Given material -
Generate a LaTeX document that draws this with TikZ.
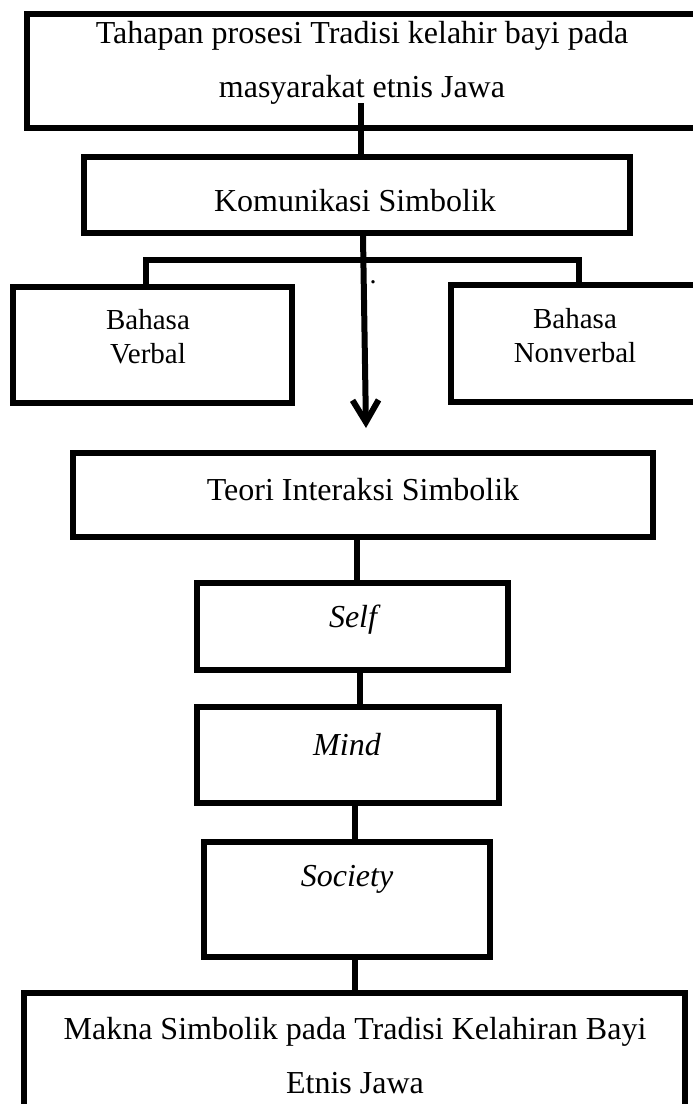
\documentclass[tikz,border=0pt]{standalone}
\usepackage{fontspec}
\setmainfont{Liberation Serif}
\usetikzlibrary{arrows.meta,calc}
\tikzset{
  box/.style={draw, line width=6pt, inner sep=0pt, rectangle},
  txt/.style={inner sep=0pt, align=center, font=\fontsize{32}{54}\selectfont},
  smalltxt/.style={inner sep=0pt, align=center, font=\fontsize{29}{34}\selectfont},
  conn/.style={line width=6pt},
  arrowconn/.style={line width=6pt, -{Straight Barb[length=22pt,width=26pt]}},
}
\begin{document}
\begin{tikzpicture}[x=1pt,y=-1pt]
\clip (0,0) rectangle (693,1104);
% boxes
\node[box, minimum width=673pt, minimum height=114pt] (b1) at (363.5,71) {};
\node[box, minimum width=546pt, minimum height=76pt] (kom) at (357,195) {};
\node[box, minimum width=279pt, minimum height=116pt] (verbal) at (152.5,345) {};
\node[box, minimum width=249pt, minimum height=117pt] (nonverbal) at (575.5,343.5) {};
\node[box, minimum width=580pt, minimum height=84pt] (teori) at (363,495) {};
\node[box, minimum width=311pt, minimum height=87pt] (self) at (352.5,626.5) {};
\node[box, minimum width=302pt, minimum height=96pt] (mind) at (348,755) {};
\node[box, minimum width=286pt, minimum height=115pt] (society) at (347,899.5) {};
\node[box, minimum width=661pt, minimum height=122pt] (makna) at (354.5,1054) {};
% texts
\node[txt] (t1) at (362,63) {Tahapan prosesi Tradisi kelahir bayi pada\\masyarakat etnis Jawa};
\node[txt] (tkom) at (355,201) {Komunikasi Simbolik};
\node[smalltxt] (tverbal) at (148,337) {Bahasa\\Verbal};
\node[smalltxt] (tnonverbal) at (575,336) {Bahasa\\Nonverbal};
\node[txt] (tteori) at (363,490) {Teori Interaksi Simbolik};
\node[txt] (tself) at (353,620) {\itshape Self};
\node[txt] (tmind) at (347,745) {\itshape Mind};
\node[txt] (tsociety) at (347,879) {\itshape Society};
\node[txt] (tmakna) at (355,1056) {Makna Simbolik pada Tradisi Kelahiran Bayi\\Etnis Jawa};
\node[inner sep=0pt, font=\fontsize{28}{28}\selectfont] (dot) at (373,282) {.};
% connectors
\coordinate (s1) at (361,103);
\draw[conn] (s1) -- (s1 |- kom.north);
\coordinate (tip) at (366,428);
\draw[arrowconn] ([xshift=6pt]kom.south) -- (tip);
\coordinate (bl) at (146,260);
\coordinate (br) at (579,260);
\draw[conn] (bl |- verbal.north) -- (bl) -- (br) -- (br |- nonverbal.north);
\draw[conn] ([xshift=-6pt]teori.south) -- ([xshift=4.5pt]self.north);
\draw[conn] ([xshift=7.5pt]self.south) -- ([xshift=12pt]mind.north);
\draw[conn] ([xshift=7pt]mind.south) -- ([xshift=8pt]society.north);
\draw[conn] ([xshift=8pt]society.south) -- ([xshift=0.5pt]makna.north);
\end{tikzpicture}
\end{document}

Task prompt -
Reproduce the material in its entirety and word for word, without the pictures.

Response -
Generate a LaTeX document that draws this with TikZ.
\documentclass[tikz,border=0pt]{standalone}
\usepackage{fontspec}
\setmainfont{Liberation Serif}
\usetikzlibrary{arrows.meta,calc}
\tikzset{
  box/.style={draw, line width=6pt, inner sep=0pt, rectangle},
  txt/.style={inner sep=0pt, align=center, font=\fontsize{32}{54}\selectfont},
  smalltxt/.style={inner sep=0pt, align=center, font=\fontsize{29}{34}\selectfont},
  conn/.style={line width=6pt},
  arrowconn/.style={line width=6pt, -{Straight Barb[length=22pt,width=26pt]}},
}
\begin{document}
\begin{tikzpicture}[x=1pt,y=-1pt]
\clip (0,0) rectangle (693,1104);
% boxes
\node[box, minimum width=673pt, minimum height=114pt] (b1) at (363.5,71) {};
\node[box, minimum width=546pt, minimum height=76pt] (kom) at (357,195) {};
\node[box, minimum width=279pt, minimum height=116pt] (verbal) at (152.5,345) {};
\node[box, minimum width=249pt, minimum height=117pt] (nonverbal) at (575.5,343.5) {};
\node[box, minimum width=580pt, minimum height=84pt] (teori) at (363,495) {};
\node[box, minimum width=311pt, minimum height=87pt] (self) at (352.5,626.5) {};
\node[box, minimum width=302pt, minimum height=96pt] (mind) at (348,755) {};
\node[box, minimum width=286pt, minimum height=115pt] (society) at (347,899.5) {};
\node[box, minimum width=661pt, minimum height=122pt] (makna) at (354.5,1054) {};
% texts
\node[txt] (t1) at (362,63) {Tahapan prosesi Tradisi kelahir bayi pada\\masyarakat etnis Jawa};
\node[txt] (tkom) at (355,201) {Komunikasi Simbolik};
\node[smalltxt] (tverbal) at (148,337) {Bahasa\\Verbal};
\node[smalltxt] (tnonverbal) at (575,336) {Bahasa\\Nonverbal};
\node[txt] (tteori) at (363,490) {Teori Interaksi Simbolik};
\node[txt] (tself) at (353,620) {\itshape Self};
\node[txt] (tmind) at (347,745) {\itshape Mind};
\node[txt] (tsociety) at (347,879) {\itshape Society};
\node[txt] (tmakna) at (355,1056) {Makna Simbolik pada Tradisi Kelahiran Bayi\\Etnis Jawa};
\node[inner sep=0pt, font=\fontsize{28}{28}\selectfont] (dot) at (373,282) {.};
% connectors
\coordinate (s1) at (361,103);
\draw[conn] (s1) -- (s1 |- kom.north);
\coordinate (tip) at (366,428);
\draw[arrowconn] ([xshift=6pt]kom.south) -- (tip);
\coordinate (bl) at (146,260);
\coordinate (br) at (579,260);
\draw[conn] (bl |- verbal.north) -- (bl) -- (br) -- (br |- nonverbal.north);
\draw[conn] ([xshift=-6pt]teori.south) -- ([xshift=4.5pt]self.north);
\draw[conn] ([xshift=7.5pt]self.south) -- ([xshift=12pt]mind.north);
\draw[conn] ([xshift=7pt]mind.south) -- ([xshift=8pt]society.north);
\draw[conn] ([xshift=8pt]society.south) -- ([xshift=0.5pt]makna.north);
\end{tikzpicture}
\end{document}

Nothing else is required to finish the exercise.